The new IRS Whistleblower Rewards Program continues to take shape, as the IRS’s Chief Counsel has advised IRS employees on the contacts they may have with certain whistleblowers or “informants.”
The new IRS Whistleblower Program for tax whistleblowers is an exciting development. It has brought together a team of extremely qualified professionals at the IRS, and has provided them the legal means to create an effective whistleblower program.
This Notice (CC-2008-011) addresses what contacts IRS employees may have with (1) informants with information about their current employer; and (2) informants who act as a taxpayer’s representative in an IRS examination or other IRS matter.

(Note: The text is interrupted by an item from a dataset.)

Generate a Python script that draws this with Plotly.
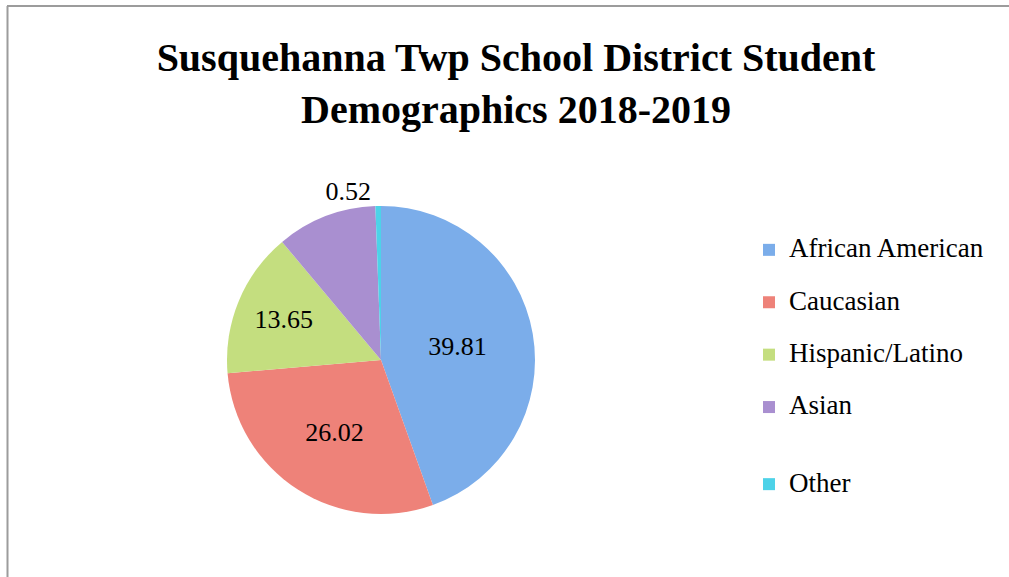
import plotly.graph_objects as go

categories = ["African American", "Caucasian", "Hispanic/Latino", "Asian", "Other"]
values = [39.81, 26.02, 13.65, 9.4, 0.52]
label_pos = ["inside", "inside", "inside", "none", "outside"]
colors = ["#7badea", "#ee8279", "#c4de7f", "#a98fd0", "#4dd2e8"]
legend_blank_lines = [1, 1, 1, 2, 1]  # extra spacing after each legend entry

FONT = "Liberation Serif"

legend_labels = [
    f"<span style='font-size:27px'>{c}</span>" + "<br> " * n
    for c, n in zip(categories, legend_blank_lines)
]

W, H = 1009, 577

fig = go.Figure(
    go.Pie(
        labels=legend_labels,
        values=values,
        sort=False,
        direction="clockwise",
        rotation=0,
        marker=dict(colors=colors, line=dict(width=0)),
        texttemplate="%{value}",
        textposition=label_pos,
        insidetextorientation="horizontal",
        textfont=dict(family=FONT, size=26, color="black"),
        outsidetextfont=dict(family=FONT, size=26, color="black"),
        domain=dict(x=[227 / W, 535 / W], y=[1 - 517 / H, 1 - 203 / H]),
        hoverinfo="value",
    )
)

fig.update_layout(
    width=W,
    height=H,
    margin=dict(l=0, r=0, t=0, b=0),
    paper_bgcolor="white",
    plot_bgcolor="white",
    title=dict(
        text="Susquehanna Twp School District Student<br>Demographics 2018-2019",
        x=516 / W,
        xanchor="center",
        y=1 - 71 / H,
        yanchor="top",
        font=dict(family=FONT, size=40, color="black", weight="bold"),
    ),
    legend=dict(
        x=749 / W,
        xanchor="left",
        y=1 - 231 / H,
        yanchor="top",
        valign="top",
        font=dict(family=FONT, size=19, color="black"),
        itemwidth=30,
        bgcolor="rgba(0,0,0,0)",
    ),
    showlegend=True,
    shapes=[
        dict(type="line", xref="paper", yref="paper", x0=7 / W, x1=1, y0=1 - 6 / H, y1=1 - 6 / H,
             line=dict(color="#9c9c9c", width=2)),
        dict(type="line", xref="paper", yref="paper", x0=7.5 / W, x1=7.5 / W, y0=0, y1=1 - 6 / H,
             line=dict(color="#9c9c9c", width=2)),
    ],
)

fig.write_html("out.html", config={"displayModeBar": False},
               post_script="document.body.style.margin='0';")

The IRS’s dealings with whistleblower or informants can present sensitive issues of privilege and confidentiality of information, as our whistleblower lawyer blog has discussed previously (and as I have discussed in a panel discussion last Fall with IRS Whistleblower Office Director Stephen Whitlock.)
This Notice from the IRS Chief Counsel’s Office recognizes the need to protect “privilege issues that may be present when an informant is a current employee and/or the taxpayer’s representative. It should be assumed that a current employee or a taxpayer’s representative has access to information that may be privileged and there has been no affirmative waiver by the taxpayer of applicable privileges. The use of potentially privileged information by the Service can also have the same effect of tainting an issue or an entire case.”
The IRS Notice reiterates the “one-bite” rule that permits the government to use information from a private party, “even if the private party obtained the information in an illicit or illegal manner as long as the government is a passive recipient of the information and did not encourage or acquiesce in the private party’s conduct.” This “one-bite” rule is derived from a 1921 Supreme Court decision, Burdeau v. McDowell, 256 U.S. 465 (1921).
In the same Notice, the IRS Chief Counsel also has emphasized that the IRS will not allow the taxpayer’s representative in an IRS proceeding to provide information as an informant, for obvious reasons:
“Any information provided by the taxpayer’s representative in connection with an overture to become an informant cannot be used by Service or Counsel employees in any matter concerning the taxpayer (or related taxpayers). It will be the responsibility of the informant to attempt to explain the reason for being excluded from the matter as the taxpayer’s representative under these circumstances. In addition, Service and Counsel employees should have no further dealings or contact with, or receive any further information from, the informant as an informant.”